In the last three weeks I've had loads of wonderful things happening. The first I can't mention until next year, but it involves a contest that is very important to me and things are going very much my way. That's all I have been allowed to say. Top secret stuff this. But I can say it is a huge, big deal for me!
The second was an acceptance from Heartlines for my children's story The Witch on the Hill which will be used in their next collection. The story is about an old woman who lives alone so everyone believes that she is a witch, a common sort of belief here and quite sad. By accident a little girl discovers all of the rumours to be wrong and goes about trying to set things straight. The acceptance alone is a big honour but it comes with a big fat cheque of R10,000 for one story. I think that's about $1000 (US). And the story is short- 1000 words. That is good money this side of the world.
The third exciting thing is I have sent my short story manuscript off to Modjaji Books in South Africa. I knew Colleen Higgs, the owner of the publishing house, was looking for an editor to work on the collection with me and immediately I had a wish that it would be Colleen Crawford-Cousins who I met at this year's Cape Town Book Fair and fell in love with straight away -and my wish came true! She will be my editor! I was overjoyed. I know she'll pick my best stories in the bunch and help me polish them up to a beautiful shine. This will be the first book of mine that will be available also as an ebook so my friends in other place will be able to buy it. I don't know anything about the timeline for this project yet. Modjadji is a small publisher that publishes writing from women in Southern Africa. They have had fantastic success with their first novel Whiplash being shortlisted for the prestigious Sunday Times Prize and their first poetry collection winning the Ingrid Jonker Prize.
The last big news happened last Thursday. Regular readers of this blog might remember my whole big mix-up with my first steps into romance writing.

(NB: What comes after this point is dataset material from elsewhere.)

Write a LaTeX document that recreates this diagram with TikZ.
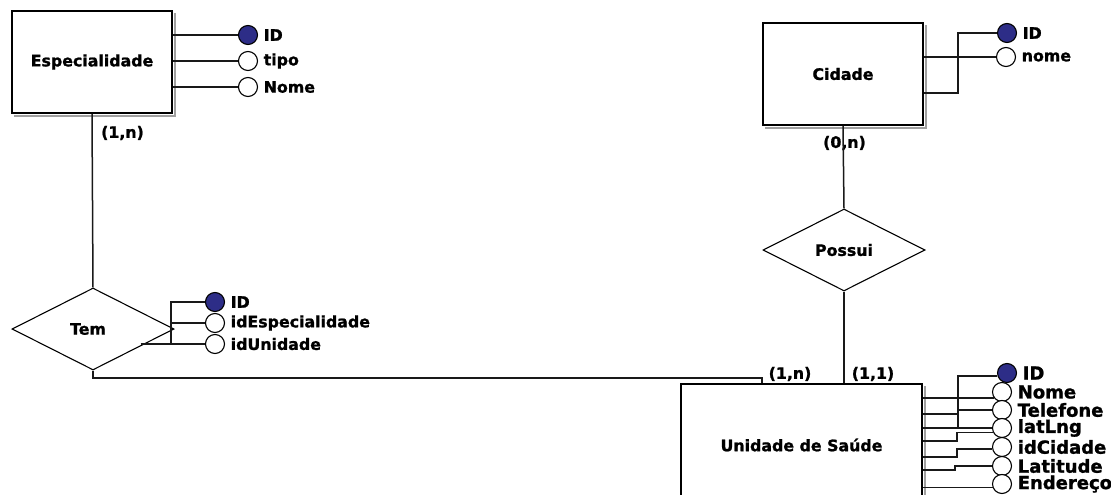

After that, out of the blue I got an email from Kwela, quite a big publisher in South Africa, inviting me to submit a romance novella to their new imprint Sapphire Press. I thought that was quite handy since I had a half written romance novella on my hands. So I quickly finished it and sent it off.
On Thursday I got an email from them saying that they don't have the reader's report yet, but three staff members read the book and "loved" it and they"definitely want to publish it" and "we all agree that you have a natural storytelling talent" (!!!). How's that?
This writing job is so unlike any other profession. You have weeks of desperation when you convince yourself you are crap personified and a poser and why don't you just hang it all up and get a "REAL" job, and then you have wonderful things like this happen and you reconsider, and you think about all of the ways that writing fulfills you, and you are content. It's a manic depressive life, and funny enough, that might be the very reason I love it so much.